US Advertisers Will Spend More On Online Ads Than Print Ads In 2012By: Drew Bowling - January 19, 2012
Just because Google is testing the waters of print adverts in the United States doesn’t necessarily mean there’s going to be a resurgence of print advertising in the future. In fact, total spending on print advertising is projected to continue it’s downward spiral in 2012.
According to people who understand the marketing market, the decline in print ad spending in the U.S. is expected to fall $33.8 billion this year while the amount of money funneled into online advertising is expected to seesaw upwards to $39.5 billion. Online adverting spending already grew 23% in 2011 and this year’s speculation would see an additional growth of 23.3%. Actually, barring any paper robot revolution, print ads are looking to remain static from here on out.
If bar graphs aren’t your thing, eMarketer explains:
“Advertisers’ comfort level with integrated marketing is greater than ever, and this is helping more advertisers—and more large brands—put a greater share of dollars online,” said David Hallerman, eMarketer principal analyst.
The growing amount of time consumers spend with digital platforms and advertisers’ view of the internet as a more measurable medium—especially as the soft economy forces businesses to be more accountable with their ad dollars—are both significant contributors to digital’s growing footprint, Hallerman added.
TV advertising spending, however, forecasts sunnier skies if you’re looking to sell some ads. eMarketer estimates that spending on TV advertising is expected to grow 6.8% this year and will continue to generate growth over the next few years.

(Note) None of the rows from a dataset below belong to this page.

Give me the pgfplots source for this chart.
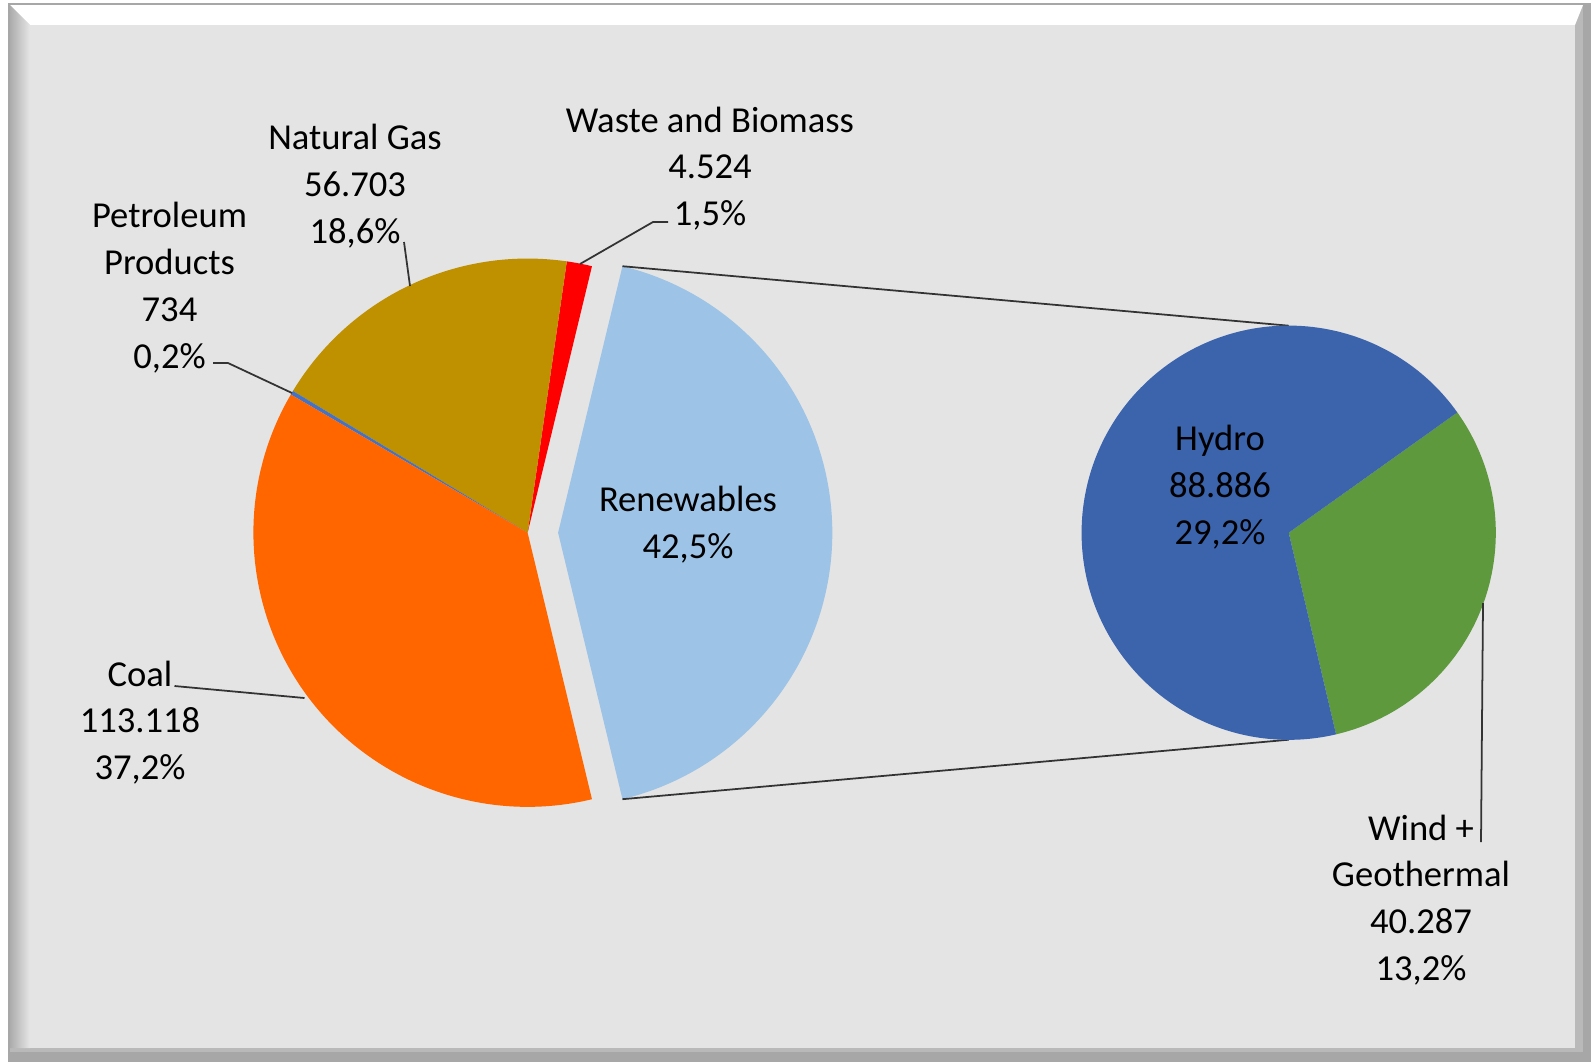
\documentclass[border=0pt]{standalone}
\usepackage{pgfplots}
\pgfplotsset{compat=1.18}
\usepackage{fontspec}
\setmainfont{Carlito}
\definecolor{cCoal}{HTML}{FF6600}
\definecolor{cGas}{HTML}{BF9000}
\definecolor{cWaste}{HTML}{FF0000}
\definecolor{cPetro}{HTML}{4472C4}
\definecolor{cRenew}{HTML}{9DC3E6}
\definecolor{cHydro}{HTML}{3B64AD}
\definecolor{cWind}{HTML}{5E9A3D}
\definecolor{bgIn}{HTML}{E4E4E4}

% values (thousands)
\def\vCoal{113.118}
\def\vGas{56.703}
\def\vPetro{0.734}
\def\vWaste{4.524}
\def\vHydro{88.886}
\def\vWind{40.287}

\pgfmathsetmacro\tot{\vCoal+\vGas+\vPetro+\vWaste+\vHydro+\vWind}
\pgfmathsetmacro\ren{\vHydro+\vWind}
\pgfmathsetmacro\aA{(\ren/\tot)*180}
\pgfmathsetmacro\aB{\aA+(\vWaste/\tot)*360}
\pgfmathsetmacro\aC{\aB+(\vGas/\tot)*360}
\pgfmathsetmacro\aD{\aC+(\vPetro/\tot)*360}
\pgfmathsetmacro\aE{360-\aA}
\pgfmathsetmacro\wEnd{35.5}
\pgfmathsetmacro\wStart{\wEnd-(\vWind/\ren)*360}
\pgfmathsetmacro\hEnd{\wStart+360}
\def\rA{2.74cm}
\def\rB{2.07cm}

\newcommand\slice[6]{% color, cx, cy, a1, a2, radius
  \fill[#1] (axis cs:#2,#3) -- ++(#4:#6) arc[start angle=#4,end angle=#5,radius=#6] -- cycle;}
\tikzset{lbl/.style={font=\fontsize{10.4}{13.3}\selectfont,align=center,text=black,inner sep=0pt},
  ldr/.style={black!80,line width=0.5pt}}

\begin{document}
\begin{tikzpicture}
\begin{axis}[x=0.01cm,y=0.01cm,xmin=0,xmax=1591,ymin=0,ymax=1062,
  hide axis,clip=false,disabledatascaling]
% frame
\fill[white] (axis cs:0,0) rectangle (axis cs:1591,1062);
\fill[gray!85!black!60] (axis cs:8,0) rectangle (axis cs:1591,1059);
\fill[gray!55] (axis cs:10,10) rectangle (axis cs:1583,1057);
\fill[white] (axis cs:10,1057) -- (axis cs:1583,1057) -- (axis cs:1575,1037) -- (axis cs:30,1037) -- cycle;
\shade[left color=gray!65,right color=gray!20] (axis cs:10,14) -- (axis cs:30,14) -- (axis cs:30,1037) -- (axis cs:10,1057) -- cycle;
\fill[bgIn] (axis cs:30,14) rectangle (axis cs:1575,1037);
% main pie
\slice{cWaste}{527.6}{529.3}{\aA}{\aB}{\rA}
\slice{cGas}{527.6}{529.3}{\aB}{\aC}{\rA}
\slice{cPetro}{527.6}{529.3}{\aC}{\aD}{\rA}
\slice{cCoal}{527.6}{529.3}{\aD}{\aE}{\rA}
\slice{cRenew}{558.1}{529.3}{-\aA}{\aA}{\rA}
% connectors
\draw[ldr] (axis cs:558.1,529.3) ++(\aA:\rA) -- (axis cs:1288.7,736.3);
\draw[ldr] (axis cs:558.1,529.3) ++(-\aA:\rA) -- (axis cs:1288.7,322.3);
% second pie
\slice{cWind}{1288.7}{529.3}{\wStart}{\wEnd}{\rB}
\slice{cHydro}{1288.7}{529.3}{\wEnd}{\hEnd}{\rB}
% leader lines
\draw[ldr] (axis cs:404,820) -- (axis cs:410,776);
\draw[ldr] (axis cs:213,699) -- (axis cs:228,699) -- (axis cs:292,669);
\draw[ldr] (axis cs:668,840) -- (axis cs:653,840) -- (axis cs:580,798);
\draw[ldr] (axis cs:174.5,376) -- (axis cs:304.5,364);
\draw[ldr] (axis cs:1483,459) -- (axis cs:1481,220);
% labels
\node[lbl] at (axis cs:355,876) {Natural Gas\\56.703\\18,6\%};
\node[lbl] at (axis cs:169.5,774.5) {Petroleum\\Products\\734\\0,2\%};
\node[lbl] at (axis cs:710,893.5) {Waste and Biomass\\4.524\\1,5\%};
\node[lbl] at (axis cs:140,339.5) {Coal\\113.118\\37,2\%};
\node[lbl] at (axis cs:688,537.5) {Renewables\\42,5\%};
\node[lbl] at (axis cs:1220,575) {Hydro\\88.886\\29,2\%};
\node[lbl] at (axis cs:1421,162) {Wind +\\Geothermal\\40.287\\13,2\%};
\end{axis}
\end{tikzpicture}
\end{document}
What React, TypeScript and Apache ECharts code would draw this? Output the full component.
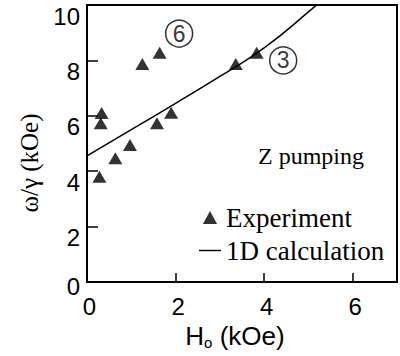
import React, { useEffect, useRef } from "react";
import * as echarts from "echarts";

const experimentPoints: [number, number][] = [
  [0.28, 3.8],
  [0.31, 5.73],
  [0.33, 6.1],
  [0.64, 4.47],
  [0.97, 4.95],
  [1.25, 7.87],
  [1.58, 5.73],
  [1.64, 8.28],
  [1.9, 6.11],
  [3.36, 7.87],
  [3.83, 8.28],
];

const calculationPoints: [number, number][] = [
  [0, 4.55],
  [1, 5.5],
  [2, 6.45],
  [3, 7.42],
  [4, 8.45],
  [5, 9.75],
  [5.6, 10.6],
];

const annotations: [number, number, string][] = [
  [2.08, 8.97, "6"],
  [4.43, 8.0, "3"],
];

const xTicks = [0, 2, 4, 6];
const yTicks = [0, 2, 4, 6, 8, 10];

export default function App() {
  const ref = useRef<HTMLDivElement>(null);
  useEffect(() => {
    if (!ref.current) return;
    const chart = echarts.init(ref.current, undefined, { renderer: "svg" });
    const sans = "Liberation Sans";
    const serif = "Liberation Serif";
    chart.setOption({
      animation: false,
      backgroundColor: "#ffffff",
      title: {
        text: "{t|Z pumping}",
        left: 258,
        top: 144,
        padding: 0,
        textStyle: {
          fontFamily: serif,
          fontSize: 24,
          fontWeight: "normal",
          color: "#000",
          rich: { t: { fontFamily: serif, fontSize: 24, color: "#000" } },
        },
      },
      grid: {
        left: 87,
        right: 2,
        top: 5,
        bottom: 74,
        show: true,
        borderColor: "#000",
        borderWidth: 2,
      },
      xAxis: {
        type: "value",
        min: 0,
        max: 7,
        interval: 2,
        name: "{h|H}{s|o}{h| (kOe)}",
        nameLocation: "middle",
        nameGap: 30,
        nameTextStyle: {
          padding: [0, 14, 0, 0],
          rich: {
            h: { fontFamily: sans, fontSize: 26, color: "#000" },
            s: { fontFamily: sans, fontSize: 15, color: "#000", padding: [14, 0, 0, 0] },
          },
        },
        axisLine: { show: true, lineStyle: { color: "#000", width: 2 } },
        axisTick: { show: true, inside: true, length: 9, lineStyle: { color: "#000", width: 1.5 } },
        axisLabel: {
          fontFamily: sans,
          fontSize: 24,
          color: "#000",
          margin: 12,
          padding: [0, 0, 0, 5],
          formatter: (v: number) => (xTicks.includes(v) ? String(v) : ""),
        },
        splitLine: { show: false },
      },
      yAxis: {
        type: "value",
        min: 0,
        max: 10,
        interval: 2,
        name: "{y|ω/γ (kOe)}",
        nameLocation: "middle",
        nameRotate: 90,
        nameGap: 40,
        nameTextStyle: {
          fontFamily: serif,
          fontSize: 25,
          color: "#000",
          padding: [0, 39, 0, 0],
          rich: { y: { fontFamily: serif, fontSize: 25, color: "#000" } },
        },
        axisLine: { show: true, lineStyle: { color: "#000", width: 2 } },
        axisTick: { show: true, inside: true, length: 11, lineStyle: { color: "#000", width: 1.5 } },
        axisLabel: {
          fontFamily: sans,
          fontSize: 24,
          color: "#000",
          margin: 7,
          formatter: (v: number) => {
            if (!yTicks.includes(v)) return "";
            return v === 0 ? "{z|0}" : "{n|" + v + "}";
          },
          rich: {
            n: { fontFamily: sans, fontSize: 24, color: "#000", padding: [22, 0, 0, 0] },
            z: { fontFamily: sans, fontSize: 24, color: "#000", padding: [8, 0, 0, 0] },
          },
        },
        splitLine: { show: false },
      },
      legend: {
        orient: "vertical",
        left: 194,
        top: 199,
        itemWidth: 22,
        itemHeight: 13,
        itemGap: 6,
        symbolKeepAspect: true,
        textStyle: { fontFamily: serif, fontSize: 27, color: "#000" },
        data: [
          { name: "Experiment", icon: "path://M6,0 L12,11 L0,11 Z" },
          { name: "1D calculation", icon: "path://M0,5 L20,5 L20,6.3 L0,6.3 Z" },
        ],
      },
      series: [
        {
          name: "1D calculation",
          type: "line",
          data: calculationPoints,
          smooth: true,
          symbol: "none",
          clip: true,
          lineStyle: { color: "#000", width: 1.5 },
          itemStyle: { color: "#000" },
        },
        {
          name: "Experiment",
          type: "scatter",
          data: experimentPoints,
          symbol: "triangle",
          symbolSize: [14, 12],
          itemStyle: { color: "#000" },
        },
        {
          name: "labels",
          type: "scatter",
          data: annotations,
          symbol: "circle",
          symbolSize: 27,
          itemStyle: { color: "rgba(0,0,0,0)", borderColor: "#000", borderWidth: 1.5 },
          label: {
            show: true,
            position: "inside",
            formatter: (p: any) => p.value[2],
            fontFamily: sans,
            fontSize: 23,
            color: "#000",
          },
        },
      ],
    });
    return () => chart.dispose();
  }, []);
  return (
    <div
      ref={ref}
      style={{ position: "absolute", left: 0, top: 0, width: 400, height: 356 }}
    />
  );
}
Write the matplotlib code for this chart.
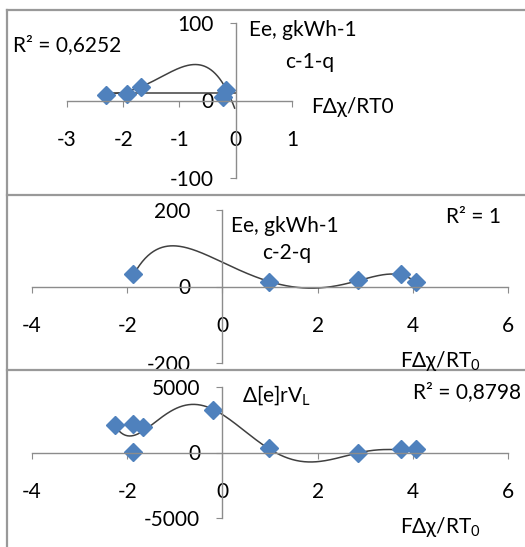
import numpy as np
import matplotlib
matplotlib.use("Agg")
import matplotlib.pyplot as plt
from matplotlib.lines import Line2D

plt.rcParams['font.family'] = ['Lato', 'DejaVu Sans']
plt.rcParams['mathtext.default'] = 'regular'
plt.rcParams['axes.unicode_minus'] = False

# panel 1 (c-1-q)
x1 = [-2.30, -1.93, -1.68, -0.18, -0.23]
y1 = [7, 9, 18, 14, 5]
flat1_x = [-2.30, 0.0]
flat1_y = [10, 10]
# trend curve
trend1_x = [-2.30, -1.93, -1.67, -1.44, -1.14, -0.82, -0.55, -0.31, -0.17, -0.08, -0.02]
trend1_y = [9, 10, 18, 28, 39, 44, 41, 31, 18, 5, -15]

# panel 2 (c-2-q)
x2 = [-1.87, 0.97, 2.84, 3.75, 4.06]
y2 = [32, 11, 16, 32, 13]
trend2_x = [-1.86, -1.65, -1.37, -1.13, -0.74, -0.32, 0.0, 0.52, 0.98, 1.36, 1.92,
            2.34, 2.84, 3.39, 3.74, 4.04]
trend2_y = [30, 73, 98, 104, 99, 82, 65, 35, 13, 0, -4, 0, 17, 30, 30, 14]

# panel 3
x3 = [-2.25, -1.88, -1.66, -1.88, -0.20, 0.98, 2.84, 3.75, 4.06]
y3 = [2090, 2140, 1970, 75, 3230, 330, -75, 250, 250]

W, H = 525, 547
BLUE = '#4F81BD'
AXC = '#8c8c8c'
FS = 15

fig = plt.figure(figsize=(W / 100, H / 100), dpi=100)


def make_axes(left, right, top, bottom):
    return fig.add_axes([left / W, 1 - bottom / H, (right - left) / W, (bottom - top) / H])


def style(ax, xlim, ylim, xticks, yticks, ypad):
    ax.set_xlim(*xlim)
    ax.set_ylim(*ylim)
    ax.patch.set_alpha(0)
    for s in ['top', 'right']:
        ax.spines[s].set_visible(False)
    ax.spines['left'].set_position(('data', 0))
    ax.spines['bottom'].set_position(('data', 0))
    for s in ['left', 'bottom']:
        ax.spines[s].set_color(AXC)
        ax.spines[s].set_linewidth(1.0)
    ax.set_xticks(xticks)
    ax.set_yticks(yticks)
    ax.tick_params(axis='x', direction='out', length=4, color=AXC, pad=17, labelsize=FS)
    ax.tick_params(axis='y', direction='out', length=4, color=AXC, pad=ypad, labelsize=FS)


def ftext(x, y, s, **kw):
    fig.text(x / W, 1 - y / H, s, fontsize=FS, va='center', **kw)


def trend(ax, tx, ty, deg):
    c = np.polyfit(tx, ty, deg)
    xs = np.linspace(min(tx), max(tx), 300)
    ax.plot(xs, np.polyval(c, xs), color='#404040', lw=1.1)


# panel 1
ax1 = make_axes(67, 292, 23, 178)
style(ax1, (-3, 1), (-100, 100), [-3, -2, -1, 0, 1], [-100, 0, 100], 12)
ax1.plot(flat1_x, flat1_y, color='#404040', lw=1.1)
trend(ax1, trend1_x, trend1_y, 4)
ax1.plot(x1, y1, 'D', color=BLUE, ms=9, mec=BLUE)
ftext(13, 45, 'R² = 0,6252')
ftext(249, 30, 'Ee, gkWh-1')
ftext(285, 62, 'c-1-q')
ftext(311, 107, 'FΔχ/RT0')

# panel 2
ax2 = make_axes(32, 508, 210, 363)
style(ax2, (-4, 6), (-200, 200), [-4, -2, 0, 2, 4, 6], [-200, 0, 200], 19)
trend(ax2, trend2_x, trend2_y, 6)
ax2.plot(x2, y2, 'D', color=BLUE, ms=9, mec=BLUE)
ftext(231, 226, 'Ee, gkWh-1')
ftext(262, 253, 'c-2-q')
ftext(446, 217, 'R² = 1')
ftext(400, 361, 'FΔχ/RT$_0$')

# panel 3
ax3 = make_axes(32, 508, 387, 518)
style(ax3, (-4, 6), (-5000, 5000), [-4, -2, 0, 2, 4, 6], [-5000, 0, 5000], 12)
trend(ax3, x3, y3, 6)
ax3.plot(x3, y3, 'D', color=BLUE, ms=9, mec=BLUE)
ftext(242, 395, 'Δ[e]rV$_L$')
ftext(413, 392, 'R² = 0,8798')
ftext(400, 527, 'FΔχ/RT$_0$')

# panel frames
for seg in [((7, 7), (10, H)), ((7, W), (10, 10)), ((7, W), (195, 195)), ((7, W), (370, 370))]:
    fig.add_artist(Line2D([p / W for p in seg[0]], [1 - p / H for p in seg[1]],
                          color='#999999', lw=1.6))

fig.savefig('out.png', dpi=100)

One reason eMarketer states that TV advertising will continue to grow is “a result of the rapid rise of digital advertising and brands’ continued confidence in television advertising, despite increasingly fragmented viewership and the soft economy.” Duh. The television market will always be a fertile ground to plant ads because people will never stop watching television. Hasn’t anybody ever seen Wall-E?